__TO DO__.
Only the lines from the start of the data below through the line that contains "import plotly.graph_objects as go" are to be copied, exactly and without pictures.

__DATA EXCERPT__.
◆ ◆ ◆
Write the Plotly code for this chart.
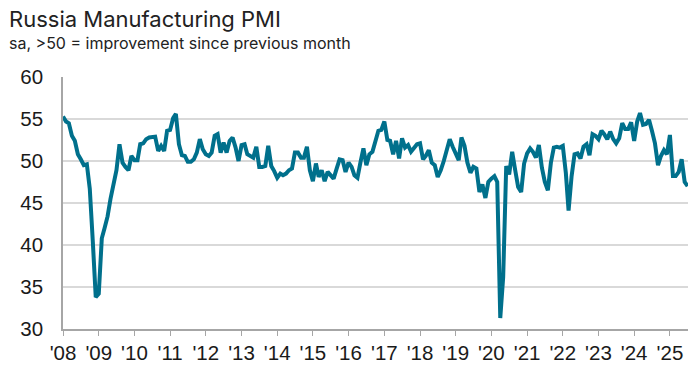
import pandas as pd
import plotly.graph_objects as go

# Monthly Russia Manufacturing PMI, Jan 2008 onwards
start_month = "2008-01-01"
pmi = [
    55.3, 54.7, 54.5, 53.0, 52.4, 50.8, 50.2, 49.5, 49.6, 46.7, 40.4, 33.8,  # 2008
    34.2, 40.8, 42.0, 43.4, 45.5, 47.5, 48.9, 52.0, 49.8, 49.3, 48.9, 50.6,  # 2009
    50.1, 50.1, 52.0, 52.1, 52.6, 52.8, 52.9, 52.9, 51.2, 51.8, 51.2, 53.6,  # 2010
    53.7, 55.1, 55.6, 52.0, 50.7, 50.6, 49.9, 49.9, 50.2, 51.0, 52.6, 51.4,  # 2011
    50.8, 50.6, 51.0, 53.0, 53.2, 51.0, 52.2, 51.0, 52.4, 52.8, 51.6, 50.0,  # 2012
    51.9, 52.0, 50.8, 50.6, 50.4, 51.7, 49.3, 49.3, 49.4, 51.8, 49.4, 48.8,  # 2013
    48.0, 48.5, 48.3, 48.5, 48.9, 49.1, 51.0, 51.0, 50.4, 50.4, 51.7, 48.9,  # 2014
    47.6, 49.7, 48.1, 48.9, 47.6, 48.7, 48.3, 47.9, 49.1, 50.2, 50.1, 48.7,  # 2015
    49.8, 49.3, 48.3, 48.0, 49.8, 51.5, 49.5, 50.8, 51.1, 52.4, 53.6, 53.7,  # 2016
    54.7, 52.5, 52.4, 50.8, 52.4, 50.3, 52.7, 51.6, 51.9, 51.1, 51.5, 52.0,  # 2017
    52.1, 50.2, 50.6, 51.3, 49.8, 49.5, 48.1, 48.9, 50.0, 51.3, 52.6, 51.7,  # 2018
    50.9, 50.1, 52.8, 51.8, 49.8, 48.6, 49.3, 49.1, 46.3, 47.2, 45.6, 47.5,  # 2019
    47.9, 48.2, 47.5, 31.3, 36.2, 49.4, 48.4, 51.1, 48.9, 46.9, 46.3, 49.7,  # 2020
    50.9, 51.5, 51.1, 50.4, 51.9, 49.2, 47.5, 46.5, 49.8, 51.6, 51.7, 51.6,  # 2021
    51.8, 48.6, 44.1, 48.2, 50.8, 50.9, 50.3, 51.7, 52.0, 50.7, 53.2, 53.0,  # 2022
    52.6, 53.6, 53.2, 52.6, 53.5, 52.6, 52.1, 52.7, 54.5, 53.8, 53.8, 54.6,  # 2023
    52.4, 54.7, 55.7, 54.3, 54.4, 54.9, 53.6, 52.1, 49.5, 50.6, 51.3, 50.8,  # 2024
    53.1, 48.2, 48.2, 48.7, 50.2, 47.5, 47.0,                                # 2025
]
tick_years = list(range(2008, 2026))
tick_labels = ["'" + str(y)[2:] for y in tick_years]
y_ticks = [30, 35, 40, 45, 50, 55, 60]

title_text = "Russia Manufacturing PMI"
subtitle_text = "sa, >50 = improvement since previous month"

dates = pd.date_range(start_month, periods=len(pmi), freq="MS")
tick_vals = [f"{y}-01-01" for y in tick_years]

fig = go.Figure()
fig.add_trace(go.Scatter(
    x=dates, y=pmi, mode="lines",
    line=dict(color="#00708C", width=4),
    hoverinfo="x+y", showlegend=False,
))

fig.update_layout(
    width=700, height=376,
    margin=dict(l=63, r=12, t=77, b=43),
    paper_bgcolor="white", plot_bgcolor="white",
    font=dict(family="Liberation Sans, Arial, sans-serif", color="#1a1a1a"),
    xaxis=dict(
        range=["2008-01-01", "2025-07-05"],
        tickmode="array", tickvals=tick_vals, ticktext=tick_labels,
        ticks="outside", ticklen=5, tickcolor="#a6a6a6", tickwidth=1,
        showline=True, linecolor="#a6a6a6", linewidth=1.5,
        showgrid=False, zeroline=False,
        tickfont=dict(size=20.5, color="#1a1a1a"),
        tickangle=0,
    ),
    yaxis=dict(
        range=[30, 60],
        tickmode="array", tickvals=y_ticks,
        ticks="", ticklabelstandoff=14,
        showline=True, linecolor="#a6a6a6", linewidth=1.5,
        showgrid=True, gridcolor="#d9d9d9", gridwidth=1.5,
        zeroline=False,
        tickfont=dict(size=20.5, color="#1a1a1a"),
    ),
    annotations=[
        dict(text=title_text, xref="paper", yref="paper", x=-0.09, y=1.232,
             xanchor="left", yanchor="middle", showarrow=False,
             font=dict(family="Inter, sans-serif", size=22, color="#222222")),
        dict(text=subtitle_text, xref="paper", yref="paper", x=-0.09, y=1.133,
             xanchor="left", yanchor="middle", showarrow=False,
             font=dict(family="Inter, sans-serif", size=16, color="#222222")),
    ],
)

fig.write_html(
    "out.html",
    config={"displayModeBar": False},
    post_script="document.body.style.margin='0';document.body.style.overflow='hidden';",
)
◆ ◆ ◆
__EXERCISE SOLUTION__.
Write the Plotly code for this chart.
import pandas as pd
import plotly.graph_objects as go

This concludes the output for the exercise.